TASK REQUIREMENTS:
Pictures stay out. Extract the lines below from the first one through the line with "const calloutText = ['Aug.", both included.

══ SUPPLIED DATA ══

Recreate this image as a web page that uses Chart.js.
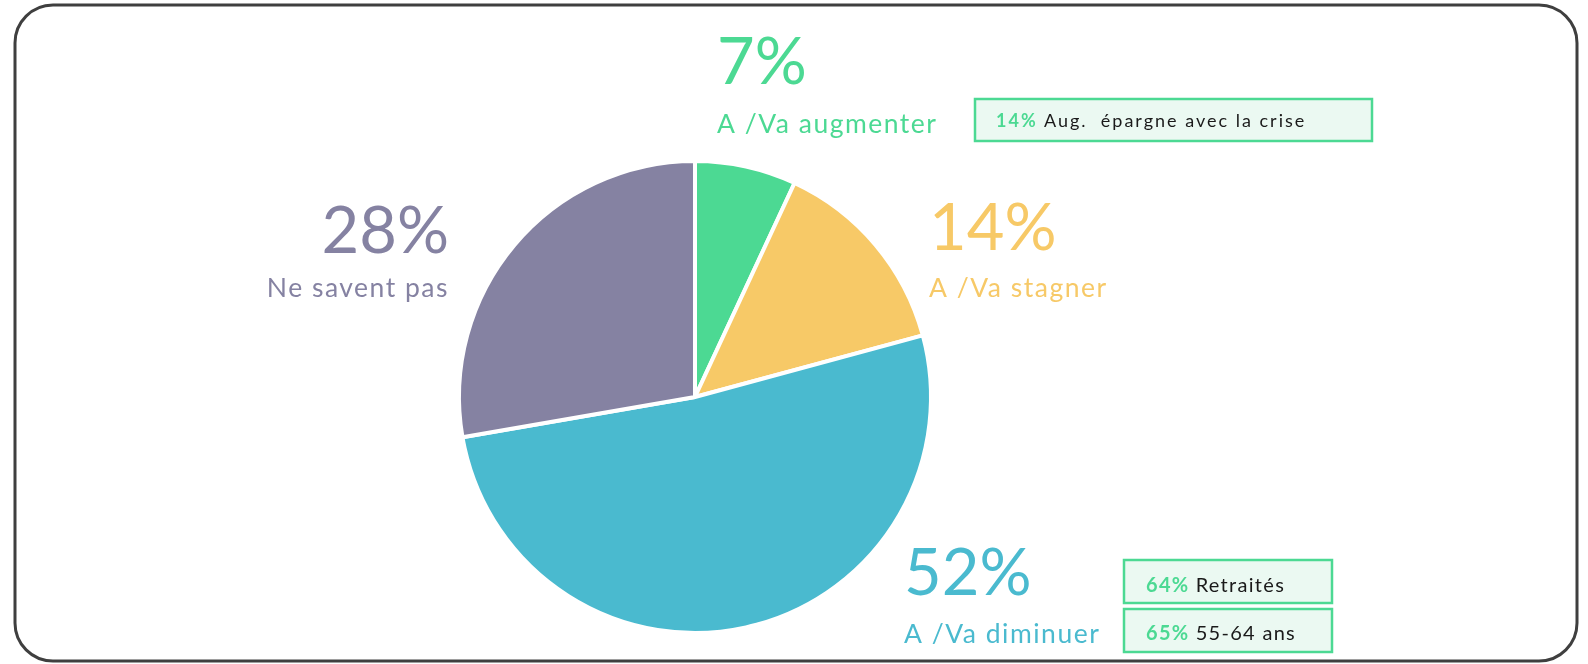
<!DOCTYPE html>
<html><head><meta charset="utf-8">
<script src="https://cdn.jsdelivr.net/npm/chart.js@4"></script>
<style>html,body{margin:0;padding:0;background:#fff;overflow:hidden}canvas{display:block}</style>
</head><body>
<div style="position:relative;width:1588px;height:664px"><canvas id="c" width="1588" height="664" style="width:1588px;height:664px"></canvas></div>
<script>
// ---- data ----
const categories = ['A /Va augmenter', 'A /Va stagner', 'A /Va diminuer', 'Ne savent pas'];
const shares = [7, 14, 52, 28];
const sliceColors = ['#4CD993', '#F7C967', '#4ABACF', '#8582A2'];
const calloutPct = ['14%', '64%', '65%'];
const calloutText = ['Aug.  épargne avec la crise', 'Retraités', '55-64 ans'];

// ---- layout (positions only) ----
const labelLayout = [
  {x: 717, pctY: 84, labY: 133, align: 'left'},
  {x: 929, pctY: 250, labY: 297, align: 'left'},
  {x: 904, pctY: 595, labY: 643, align: 'left'},
  {x: 449, pctY: 253, labY: 297, align: 'right'}
];
const boxLayout = [
  {x: 975, y: 99, w: 397, h: 42, tx: 996, ty: 127, size: 18, spacing: 2},
  {x: 1124, y: 560, w: 208, h: 43, tx: 1146, ty: 592, size: 20, spacing: 1.3},
  {x: 1124, y: 609, w: 208, h: 43, tx: 1146, ty: 640, size: 20, spacing: 1.3}
];
const FONT = 'Lato, "Open Sans", sans-serif';

function roundRect(ctx, x, y, w, h, r) {
  ctx.beginPath();
  ctx.moveTo(x + r, y);
  ctx.lineTo(x + w - r, y);
  ctx.arcTo(x + w, y, x + w, y + r, r);
  ctx.lineTo(x + w, y + h - r);
  ctx.arcTo(x + w, y + h, x + w - r, y + h, r);
  ctx.lineTo(x + r, y + h);
  ctx.arcTo(x, y + h, x, y + h - r, r);
  ctx.lineTo(x, y + r);
  ctx.arcTo(x, y, x + r, y, r);
  ctx.closePath();
}

const decor = {
  id: 'decor',
  beforeDraw(chart) {
    const ctx = chart.ctx;
    ctx.save();
    ctx.fillStyle = '#fff';
    ctx.fillRect(0, 0, chart.width, chart.height);
    ctx.lineWidth = 3;
    ctx.strokeStyle = '#3F3F3F';
    roundRect(ctx, 15, 5, 1562, 656, 38);
    ctx.stroke();
    ctx.restore();
  },
  afterDraw(chart) {
    const ctx = chart.ctx;
    ctx.save();
    ctx.textBaseline = 'alphabetic';
    categories.forEach((cat, i) => {
      const L = labelLayout[i];
      ctx.fillStyle = sliceColors[i];
      ctx.textAlign = L.align;
      ctx.letterSpacing = '0px';
      ctx.font = '65px ' + FONT;
      ctx.fillText(shares[i] + '%', L.x, L.pctY);
      ctx.font = '26.5px ' + FONT;
      ctx.letterSpacing = '1.5px';
      ctx.fillText(cat, L.x, L.labY);
    });
    ctx.textAlign = 'left';
    calloutPct.forEach((p, i) => {
      const B = boxLayout[i];
      ctx.fillStyle = '#EBF9F2';
      ctx.fillRect(B.x, B.y, B.w, B.h);
      ctx.lineWidth = 2.5;
      ctx.strokeStyle = '#4CD993';
      ctx.strokeRect(B.x, B.y, B.w, B.h);
      ctx.letterSpacing = B.spacing + 'px';
      ctx.font = 'bold ' + B.size + 'px ' + FONT;
      ctx.fillStyle = '#4CD993';
      ctx.fillText(p, B.tx, B.ty);
      const w = ctx.measureText(p + ' ').width;
      ctx.font = B.size + 'px ' + FONT;
      ctx.fillStyle = '#1A1A1A';
      ctx.fillText(calloutText[i], B.tx + w, B.ty);
    });
    ctx.restore();
  }
};

new Chart(document.getElementById('c'), {
  type: 'pie',
  data: {
    labels: categories,
    datasets: [{
      data: shares,
      backgroundColor: sliceColors,
      borderColor: '#FFFFFF',
      borderWidth: 4
    }]
  },
  options: {
    responsive: false,
    animation: false,
    devicePixelRatio: 1,
    layout: {padding: {left: 457, top: 159, right: 655, bottom: 29}},
    plugins: {legend: {display: false}, tooltip: {enabled: false}}
  },
  plugins: [decor]
});
</script>
</body></html>
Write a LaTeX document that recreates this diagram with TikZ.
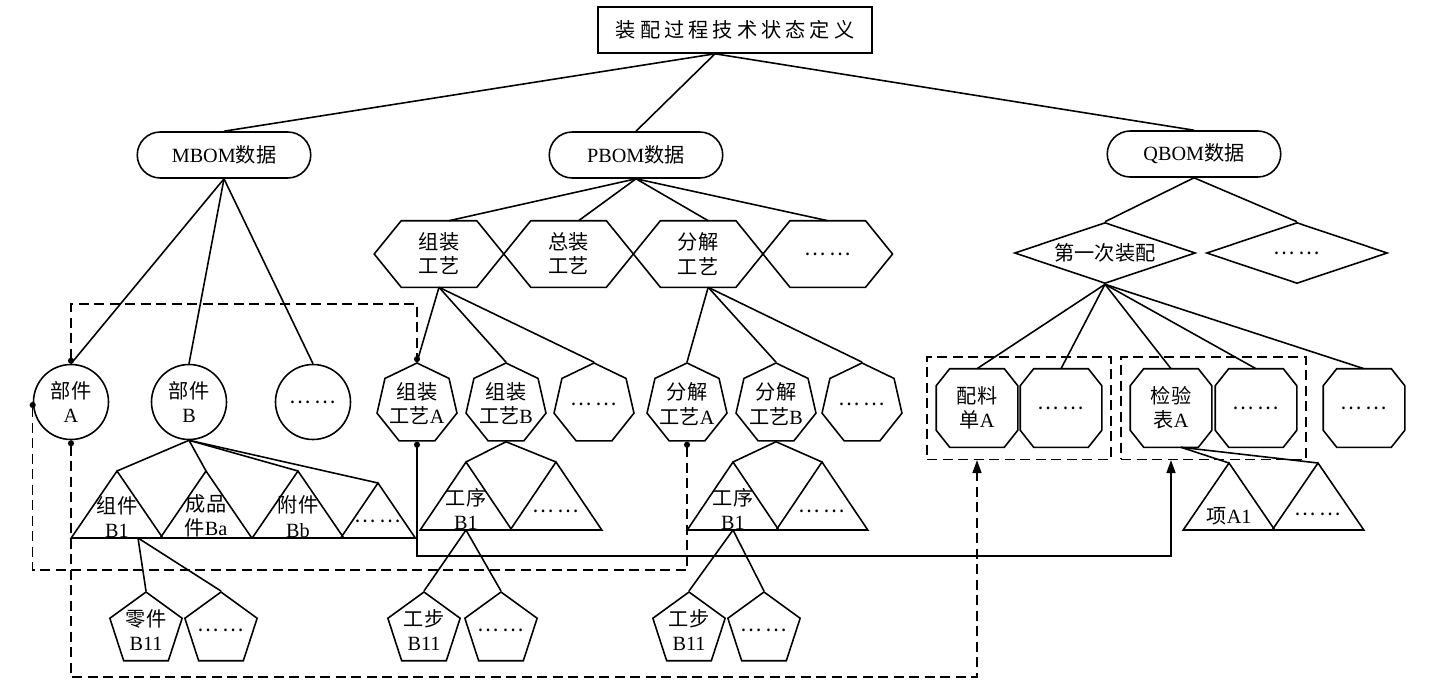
\documentclass[tikz,border=0pt]{standalone}
\usepackage{fontspec}
\setmainfont{Liberation Serif}
\newfontfamily\zh{Noto Sans CJK SC}
\newfontfamily\zhw[LetterSpace=20]{Noto Sans CJK SC}
\usepackage{tikz}
\usetikzlibrary{positioning,arrows.meta,fit,shapes.geometric,shapes.misc}
\newcommand{\dotsz}{{\zh …\,…}}

\begin{document}
\begin{tikzpicture}[
  x=0.2mm, y=-0.2mm,
  font=\fontsize{11.5}{13.7}\selectfont,
  line width=0.9pt,
  >={Triangle[length=2.6mm,width=1.8mm]},
  dashline/.style={dash pattern=on 2mm off 1.1mm},
  bom/.style={draw, rounded rectangle, minimum width=35.4mm, minimum height=9.2mm, inner sep=1pt},
  hexa/.style={minimum width=25.6mm, minimum height=13mm, inner sep=0pt, align=center,
    append after command={\pgfextra{\let\polynode\tikzlastnode
      \draw (\polynode.west) -- ([xshift=5.4mm]\polynode.north west) -- ([xshift=-5.4mm]\polynode.north east)
        -- (\polynode.east) -- ([xshift=-5.4mm]\polynode.south east) -- ([xshift=5.4mm]\polynode.south west) -- cycle;}}},
  octa/.style={minimum width=16mm, minimum height=15.4mm, inner sep=0pt, align=center,
    append after command={\pgfextra{\let\polynode\tikzlastnode
      \draw ([xshift=2.7mm]\polynode.north west) -- ([xshift=-2.7mm]\polynode.north east)
        -- ([yshift=-3.4mm]\polynode.north east) -- ([yshift=3.4mm]\polynode.south east)
        -- ([xshift=-2.7mm]\polynode.south east) -- ([xshift=2.7mm]\polynode.south west)
        -- ([yshift=3.4mm]\polynode.south west) -- ([yshift=-3.4mm]\polynode.north west) -- cycle;}}},
  tri/.style={minimum width=18mm, minimum height=8mm, inner sep=0pt, align=center, anchor=south,
    append after command={\pgfextra{\let\polynode\tikzlastnode
      \coordinate (\polynode-apex) at ([yshift=#1]\polynode.south);
      \draw (\polynode.south west) -- (\polynode-apex) -- (\polynode.south east) -- cycle;}}},
  tri/.default=13.4mm,
  circ/.style={draw, circle, minimum size=15mm, inner sep=0pt, align=center},
  hepta/.style={draw, regular polygon, regular polygon sides=7, minimum size=16.4mm, inner sep=-1mm, align=center},
  penta/.style={draw, regular polygon, regular polygon sides=5, minimum size=15.2mm, inner sep=-1mm, align=center},
  dia/.style={draw, diamond, aspect=3, minimum width=36.2mm, minimum height=12.2mm, inner sep=0pt},
  grp/.style={draw, dashline, inner xsep=1.8mm, inner ysep=2.4mm}
]
  \useasboundingbox (0,0) rectangle (1436,692);

  % Top
  \node[draw, minimum width=54.8mm, minimum height=9.2mm] (top) at (735,30) {\zhw 装配过程技术状态定义};

  % BOM data
  \node[bom] (mb) at (224,155) {MBOM{\zh 数据}};
  \node[bom] (pb) at (636,155) {PBOM{\zh 数据}};
  \node[bom] (qb) at (1194,154) {QBOM{\zh 数据}};

  % MBOM
  \node[circ] (bjA) at (71,402)  {{\zh 部件}\\A};
  \node[circ] (bjB) at (189,402) {{\zh 部件}\\B};
  \node[circ] (bjD) at (313,402) {\dotsz};
  \node[tri] (t1) at (117,538) {{\zh 组件}\\B1};
  \node[tri] (t2) at (206,538) {{\zh 成品}\\{\zh 件}Ba};
  \node[tri] (t3) at (298,538) {{\zh 附件}\\Bb};
  \node[tri=11mm, minimum width=14.6mm, minimum height=6.4mm] (t4) at (378,538) {\dotsz};
  \node[penta] (lj)  at (146,630) {{\zh 零件}\\B11};
  \node[penta] (lj2) at (221,630) {\dotsz};

  % PBOM
  \node[hexa] (hz) at (439,254) {{\zh 组装}\\{\zh 工艺}};
  \node[hexa, right=0pt of hz]  (hzz) {{\zh 总装}\\{\zh 工艺}};
  \node[hexa, right=0pt of hzz] (hfj) {{\zh 分解}\\{\zh 工艺}};
  \node[hexa, right=0pt of hfj] (hd)  {\dotsz};
  \node[hepta] (zzA) at (417,404) {{\zh 组装}\\{\zh 工艺}A};
  \node[hepta] (zzB) at (506,404) {{\zh 组装}\\{\zh 工艺}B};
  \node[hepta] (zzD) at (594,404) {\dotsz};
  \node[hepta] (fjA) at (687,404) {{\zh 分解}\\{\zh 工艺}A};
  \node[hepta] (fjB) at (776,404) {{\zh 分解}\\{\zh 工艺}B};
  \node[hepta] (fjD) at (862,404) {\dotsz};
  \node[tri=13.6mm, minimum height=7.2mm] (gx1) at (466,530) {{\zh 工序}\\B1};
  \node[tri=13.6mm, minimum height=7.2mm] (gx2) at (556,530) {\dotsz};
  \node[tri=13.6mm, minimum height=7.2mm] (gy1) at (733,530) {{\zh 工序}\\B1};
  \node[tri=13.6mm, minimum height=7.2mm] (gy2) at (822,530) {\dotsz};
  \node[penta] (gb1) at (424,630) {{\zh 工步}\\B11};
  \node[penta] (gb2) at (501,630) {\dotsz};
  \node[penta] (gb3) at (689,630) {{\zh 工步}\\B11};
  \node[penta] (gb4) at (764,630) {\dotsz};

  % QBOM
  \node[dia] (d1) at (1105,253) {\zh 第一次装配};
  \node[dia] (d2) at (1297,253) {\dotsz};
  \node[octa] (plA) at (977,408)  {{\zh 配料}\\{\zh 单}A};
  \node[octa] (pl2) at (1061,408) {\dotsz};
  \node[octa] (jyA) at (1171,408) {{\zh 检验}\\{\zh 表}A};
  \node[octa] (jy2) at (1256,408) {\dotsz};
  \node[octa] (q3)  at (1364,408) {\dotsz};
  \node[grp, fit=(plA)(pl2)] (qbx1) {};
  \node[grp, fit=(jyA)(jy2)] (qbx2) {};
  \node[tri, minimum height=5mm] (xa1) at (1229,530) {{\zh 项}A1};
  \node[tri, minimum height=6mm] (xa2) at (1318,530) {\dotsz};

  % Tree lines
  \foreach \n in {mb,pb,qb} \draw ([xshift=-4mm]top.south) -- (\n.north);
  \foreach \n in {bjA,bjB,bjD} \draw (mb.south) -- (\n.north);
  \foreach \n in {hz,hzz,hfj} \draw (pb.south) -- ([xshift=2mm]\n.north);
  \draw (pb.south) -- (hd.north);
  \foreach \n in {d1,d2} \draw (qb.south) -- (\n.north);
  \foreach \n in {zzA,zzB,zzD} \draw (hz.south) -- (\n.north);
  \foreach \n in {fjA,fjB,fjD} \draw ([xshift=2mm]hfj.south) -- (\n.north);
  \foreach \n in {plA,pl2,jyA,jy2,q3} \draw (d1.south) -- (\n.north);
  \foreach \n in {t1,t2,t3,t4} \draw (bjB.south) -- (\n-apex);
  \foreach \n in {gx1,gx2} \draw (zzB.south) -- (\n-apex);
  \foreach \n in {gy1,gy2} \draw (fjB.south) -- (\n-apex);
  \foreach \n in {xa1,xa2} \draw ([xshift=2mm]jyA.south) -- (\n-apex);
  \foreach \n in {lj,lj2} \draw ([xshift=4.2mm]t1.south) -- (\n.north);
  \foreach \n in {gb1,gb2} \draw (gx1.south) -- (\n.north);
  \foreach \n in {gb3,gb4} \draw (gy1.south) -- (\n.north);

  % Links
  \coordinate (yTop) at (0,304);
  \coordinate (yMid) at (0,570);
  \coordinate (yLow) at (0,677);
  \coordinate (ySol) at (0,556);
  \draw[dashline, {Circle[length=1.2mm]}-{Circle[length=1.2mm]}] (bjA.north) |- (zzA.north |- yTop) -- (zzA.north);
  \draw[dashline, {Circle[length=1.2mm]}-{Circle[length=1.2mm]}] (bjA.west) |- (fjA.south |- yMid) -- (fjA.south);
  \draw[dashline, {Circle[length=1.2mm]}->] (bjA.south) |- (plA.south |- yLow) -- (plA.south |- qbx1.south);
  \draw[{Circle[length=1.2mm]}->] (zzA.south) |- (jyA.south |- ySol) -- (jyA.south |- qbx2.south);
\end{tikzpicture}
\end{document}
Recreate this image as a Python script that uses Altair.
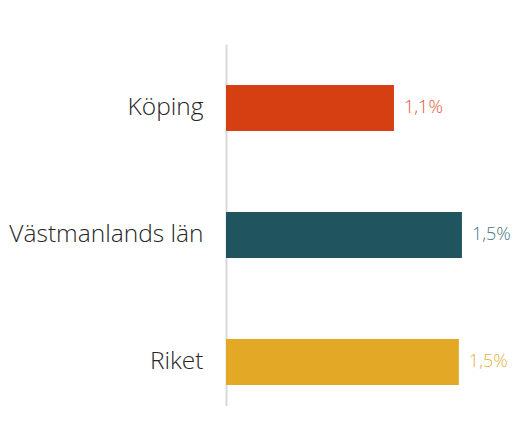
import altair as alt
import pandas as pd

categories = ["Köping", "Västmanlands län", "Riket"]
values = [1.10, 1.545, 1.525]
labels = ["1,1%", "1,5%", "1,5%"]
bar_colors = ["#D63F11", "#20555F", "#E2A826"]
label_colors = ["#E2582D", "#44767D", "#E8B13C"]

df = pd.DataFrame({
    "cat": categories,
    "value": values,
    "label": labels,
    "bar_color": bar_colors,
    "label_color": label_colors,
})

FONT = "Open Sans"

y_enc = alt.Y(
    "cat:N",
    sort=categories,
    title=None,
    scale=alt.Scale(paddingInner=0.6378, paddingOuter=0.2441, align=0.661),
    axis=alt.Axis(
        ticks=False,
        domainColor="#D9D9D9",
        domainWidth=2,
        labelFontSize=24.5,
        labelFont=FONT,
        labelFontWeight=300,
        labelColor="#262626",
        labelPadding=23,
        labelLimit=400,
    ),
)
x_enc = alt.X(
    "value:Q",
    title=None,
    scale=alt.Scale(domain=[0, 1.886], nice=False, zero=True),
    axis=None,
)

bars = alt.Chart(df).mark_bar().encode(
    x=x_enc,
    y=y_enc,
    color=alt.Color("bar_color:N", scale=None, legend=None),
)

texts = alt.Chart(df).mark_text(
    align="left", baseline="middle", dx=10, fontSize=18, font=FONT, fontWeight=300
).encode(
    x=x_enc,
    y=alt.Y("cat:N", sort=categories),
    text="label:N",
    color=alt.Color("label_color:N", scale=None, legend=None),
)

chart = alt.layer(bars, texts).properties(
    width=288,
    height=362,
    autosize=alt.AutoSizeParams(type="none"),
    padding={"left": 218, "top": 36, "right": 0, "bottom": 0},
    background="white",
).configure_view(stroke=None)

chart.save("out.html", embed_options={"renderer": "svg", "actions": False})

═══

RESPONSE TO THE EXERCISE:
Recreate this image as a web page that uses Chart.js.
<!DOCTYPE html>
<html><head><meta charset="utf-8">
<script src="https://cdn.jsdelivr.net/npm/chart.js@4"></script>
<style>html,body{margin:0;padding:0;background:#fff;overflow:hidden}canvas{display:block}</style>
</head><body>
<div style="position:relative;width:1588px;height:664px"><canvas id="c" width="1588" height="664" style="width:1588px;height:664px"></canvas></div>
<script>
// ---- data ----
const categories = ['A /Va augmenter', 'A /Va stagner', 'A /Va diminuer', 'Ne savent pas'];
const shares = [7, 14, 52, 28];
const sliceColors = ['#4CD993', '#F7C967', '#4ABACF', '#8582A2'];
const calloutPct = ['14%', '64%', '65%'];
const calloutText = ['Aug.  épargne avec la crise', 'Retraités', '55-64 ans'];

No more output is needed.